YOUR INSTRUCTIONS
Repeat only what lies from the line with "Reproduce this chart with matplotlib." to the line with "ax.set_ylim(0, 5)", those two lines included, exactly as it stands; omit any images.

—————

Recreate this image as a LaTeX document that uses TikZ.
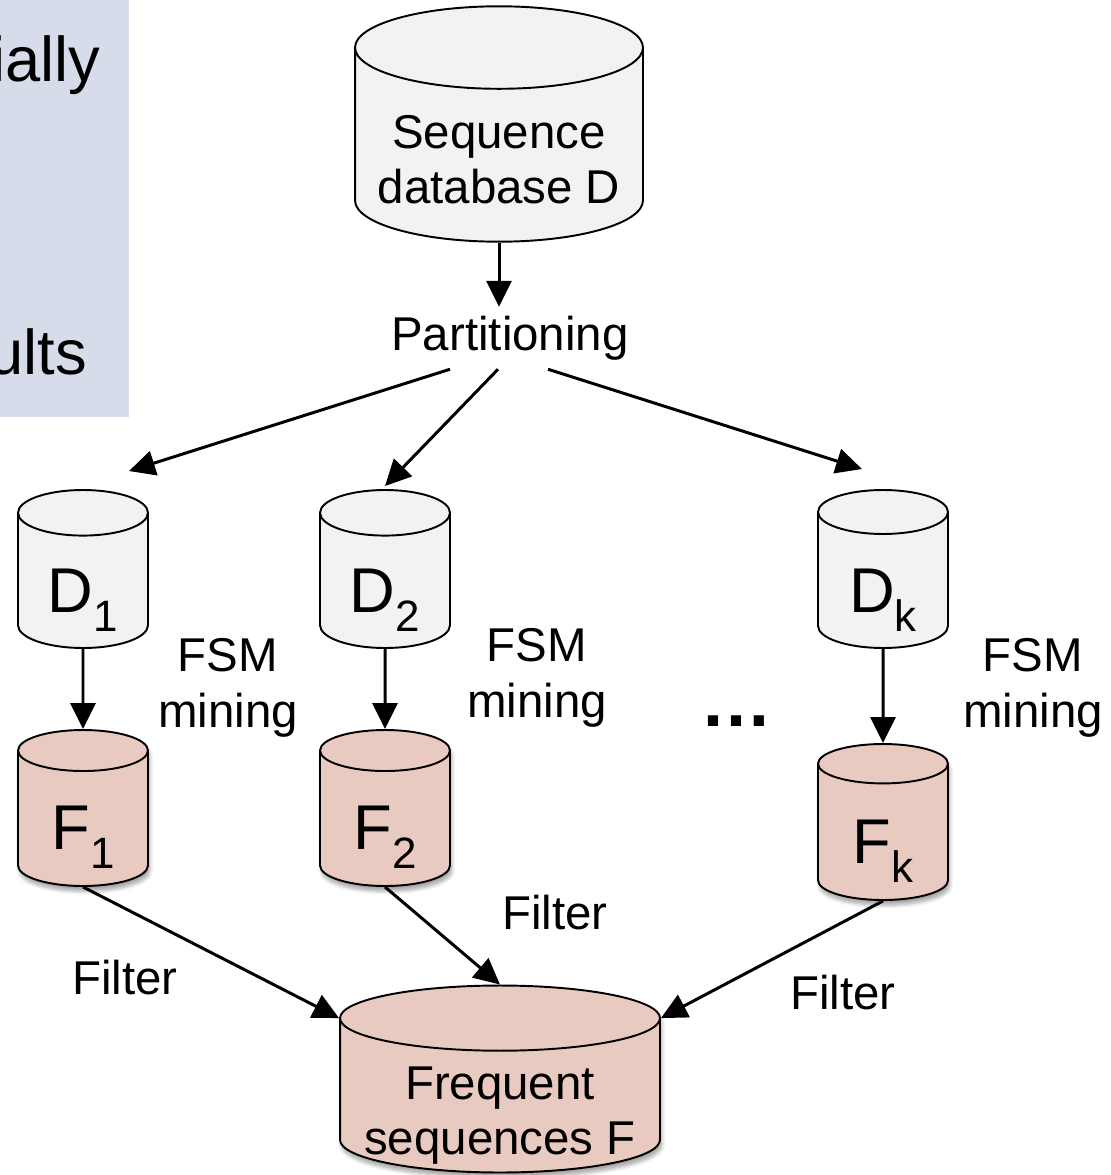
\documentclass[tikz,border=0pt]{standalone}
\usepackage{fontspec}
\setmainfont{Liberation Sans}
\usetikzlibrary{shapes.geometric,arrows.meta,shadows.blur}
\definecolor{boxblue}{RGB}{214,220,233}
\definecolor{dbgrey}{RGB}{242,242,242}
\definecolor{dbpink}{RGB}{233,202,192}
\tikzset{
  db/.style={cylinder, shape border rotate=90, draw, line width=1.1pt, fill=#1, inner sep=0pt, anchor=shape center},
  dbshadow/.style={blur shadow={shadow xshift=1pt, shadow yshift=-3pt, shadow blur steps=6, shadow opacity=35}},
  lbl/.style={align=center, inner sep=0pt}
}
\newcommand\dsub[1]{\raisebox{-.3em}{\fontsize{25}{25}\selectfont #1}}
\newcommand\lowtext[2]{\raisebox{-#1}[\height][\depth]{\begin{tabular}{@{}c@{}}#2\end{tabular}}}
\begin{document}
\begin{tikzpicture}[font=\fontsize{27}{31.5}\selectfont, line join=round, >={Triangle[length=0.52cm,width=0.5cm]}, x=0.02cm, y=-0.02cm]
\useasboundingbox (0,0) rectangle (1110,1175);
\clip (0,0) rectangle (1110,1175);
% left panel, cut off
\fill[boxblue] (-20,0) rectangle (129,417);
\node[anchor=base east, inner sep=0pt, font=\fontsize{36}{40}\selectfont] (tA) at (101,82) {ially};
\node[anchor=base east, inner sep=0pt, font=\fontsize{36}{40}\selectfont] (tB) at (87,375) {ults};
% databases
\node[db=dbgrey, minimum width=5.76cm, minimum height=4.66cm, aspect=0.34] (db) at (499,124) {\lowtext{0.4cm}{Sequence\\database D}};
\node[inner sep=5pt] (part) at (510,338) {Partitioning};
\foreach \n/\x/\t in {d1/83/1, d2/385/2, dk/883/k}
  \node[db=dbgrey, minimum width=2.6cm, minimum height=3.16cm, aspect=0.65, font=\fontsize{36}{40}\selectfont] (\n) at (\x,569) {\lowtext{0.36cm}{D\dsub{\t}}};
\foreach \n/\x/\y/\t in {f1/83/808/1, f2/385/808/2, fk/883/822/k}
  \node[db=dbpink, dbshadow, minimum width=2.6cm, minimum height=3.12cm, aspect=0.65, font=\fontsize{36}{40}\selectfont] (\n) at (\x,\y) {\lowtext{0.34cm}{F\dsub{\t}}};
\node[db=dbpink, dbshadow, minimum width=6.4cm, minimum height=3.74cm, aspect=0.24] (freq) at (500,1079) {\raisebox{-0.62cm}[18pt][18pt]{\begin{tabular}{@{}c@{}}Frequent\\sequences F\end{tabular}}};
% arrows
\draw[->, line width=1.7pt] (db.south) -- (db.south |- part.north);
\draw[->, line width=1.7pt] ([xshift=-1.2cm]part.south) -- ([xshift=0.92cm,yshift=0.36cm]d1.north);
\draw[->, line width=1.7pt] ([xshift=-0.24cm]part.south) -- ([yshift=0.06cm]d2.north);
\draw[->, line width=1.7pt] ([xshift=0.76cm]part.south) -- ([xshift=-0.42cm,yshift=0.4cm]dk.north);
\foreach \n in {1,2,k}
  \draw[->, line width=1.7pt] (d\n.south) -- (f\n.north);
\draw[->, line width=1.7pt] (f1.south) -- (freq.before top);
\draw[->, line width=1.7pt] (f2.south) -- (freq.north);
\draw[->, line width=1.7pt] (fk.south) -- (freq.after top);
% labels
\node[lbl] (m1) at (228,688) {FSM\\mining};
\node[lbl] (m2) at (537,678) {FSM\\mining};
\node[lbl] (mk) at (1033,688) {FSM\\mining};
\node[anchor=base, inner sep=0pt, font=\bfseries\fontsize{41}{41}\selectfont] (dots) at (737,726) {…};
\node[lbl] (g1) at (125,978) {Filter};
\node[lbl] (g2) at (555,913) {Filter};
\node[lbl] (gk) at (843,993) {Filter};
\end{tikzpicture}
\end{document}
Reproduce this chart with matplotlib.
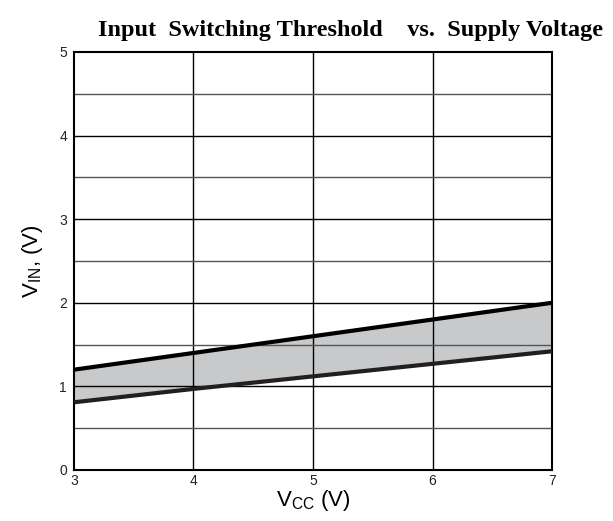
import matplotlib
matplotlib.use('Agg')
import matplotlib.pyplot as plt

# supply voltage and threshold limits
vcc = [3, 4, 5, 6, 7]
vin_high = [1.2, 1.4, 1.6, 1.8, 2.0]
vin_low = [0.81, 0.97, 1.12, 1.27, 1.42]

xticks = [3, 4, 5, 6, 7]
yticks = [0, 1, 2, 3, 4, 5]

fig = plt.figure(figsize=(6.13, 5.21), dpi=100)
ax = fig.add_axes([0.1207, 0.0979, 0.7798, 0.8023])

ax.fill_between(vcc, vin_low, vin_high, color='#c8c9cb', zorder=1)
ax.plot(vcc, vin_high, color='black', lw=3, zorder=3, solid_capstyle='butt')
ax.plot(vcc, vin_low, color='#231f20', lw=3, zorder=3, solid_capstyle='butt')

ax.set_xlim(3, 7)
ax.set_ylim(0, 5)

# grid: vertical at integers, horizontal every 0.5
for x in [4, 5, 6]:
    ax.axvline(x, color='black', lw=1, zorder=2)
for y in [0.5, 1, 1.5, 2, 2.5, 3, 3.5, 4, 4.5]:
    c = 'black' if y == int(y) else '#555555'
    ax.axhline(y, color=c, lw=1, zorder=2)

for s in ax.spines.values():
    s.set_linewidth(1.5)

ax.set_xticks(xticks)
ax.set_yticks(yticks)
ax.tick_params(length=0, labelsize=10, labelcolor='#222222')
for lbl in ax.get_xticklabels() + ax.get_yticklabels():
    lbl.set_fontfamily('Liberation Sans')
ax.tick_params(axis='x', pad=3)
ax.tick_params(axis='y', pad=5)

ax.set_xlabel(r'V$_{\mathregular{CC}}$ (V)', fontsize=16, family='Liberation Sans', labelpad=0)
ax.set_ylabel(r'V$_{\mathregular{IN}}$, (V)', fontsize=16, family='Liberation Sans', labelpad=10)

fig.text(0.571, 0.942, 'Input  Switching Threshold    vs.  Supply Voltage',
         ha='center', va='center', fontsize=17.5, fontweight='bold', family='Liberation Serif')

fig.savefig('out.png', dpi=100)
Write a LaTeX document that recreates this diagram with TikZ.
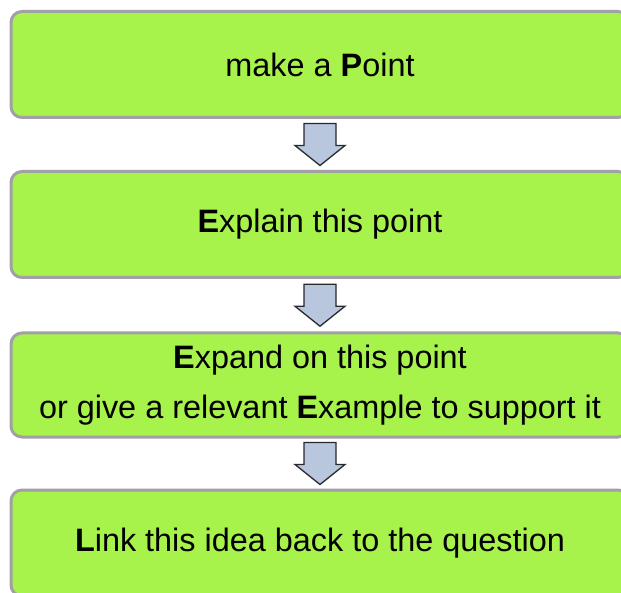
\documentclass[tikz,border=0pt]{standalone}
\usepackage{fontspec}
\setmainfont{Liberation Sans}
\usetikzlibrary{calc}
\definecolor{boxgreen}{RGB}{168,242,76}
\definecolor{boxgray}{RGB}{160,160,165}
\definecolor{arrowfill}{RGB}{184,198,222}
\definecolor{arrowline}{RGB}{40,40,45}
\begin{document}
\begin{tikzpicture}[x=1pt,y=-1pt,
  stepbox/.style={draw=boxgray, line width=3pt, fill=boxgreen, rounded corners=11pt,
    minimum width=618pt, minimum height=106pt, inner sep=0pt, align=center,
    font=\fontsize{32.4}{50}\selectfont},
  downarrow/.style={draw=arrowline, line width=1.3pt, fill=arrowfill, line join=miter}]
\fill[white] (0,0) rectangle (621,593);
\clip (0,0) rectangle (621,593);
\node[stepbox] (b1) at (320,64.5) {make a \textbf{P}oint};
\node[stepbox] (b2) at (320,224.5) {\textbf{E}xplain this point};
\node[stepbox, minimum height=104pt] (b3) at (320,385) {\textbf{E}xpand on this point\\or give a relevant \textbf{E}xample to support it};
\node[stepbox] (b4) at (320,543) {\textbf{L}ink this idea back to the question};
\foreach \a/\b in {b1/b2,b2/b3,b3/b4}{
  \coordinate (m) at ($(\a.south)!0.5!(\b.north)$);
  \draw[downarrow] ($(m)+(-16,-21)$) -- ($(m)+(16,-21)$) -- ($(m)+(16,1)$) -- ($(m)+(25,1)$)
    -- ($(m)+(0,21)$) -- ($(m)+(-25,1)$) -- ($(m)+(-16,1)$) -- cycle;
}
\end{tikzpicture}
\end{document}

—————

RESPONSE
Reproduce this chart with matplotlib.
import matplotlib
matplotlib.use('Agg')
import matplotlib.pyplot as plt

# supply voltage and threshold limits
vcc = [3, 4, 5, 6, 7]
vin_high = [1.2, 1.4, 1.6, 1.8, 2.0]
vin_low = [0.81, 0.97, 1.12, 1.27, 1.42]

xticks = [3, 4, 5, 6, 7]
yticks = [0, 1, 2, 3, 4, 5]

fig = plt.figure(figsize=(6.13, 5.21), dpi=100)
ax = fig.add_axes([0.1207, 0.0979, 0.7798, 0.8023])

ax.fill_between(vcc, vin_low, vin_high, color='#c8c9cb', zorder=1)
ax.plot(vcc, vin_high, color='black', lw=3, zorder=3, solid_capstyle='butt')
ax.plot(vcc, vin_low, color='#231f20', lw=3, zorder=3, solid_capstyle='butt')

ax.set_xlim(3, 7)
ax.set_ylim(0, 5)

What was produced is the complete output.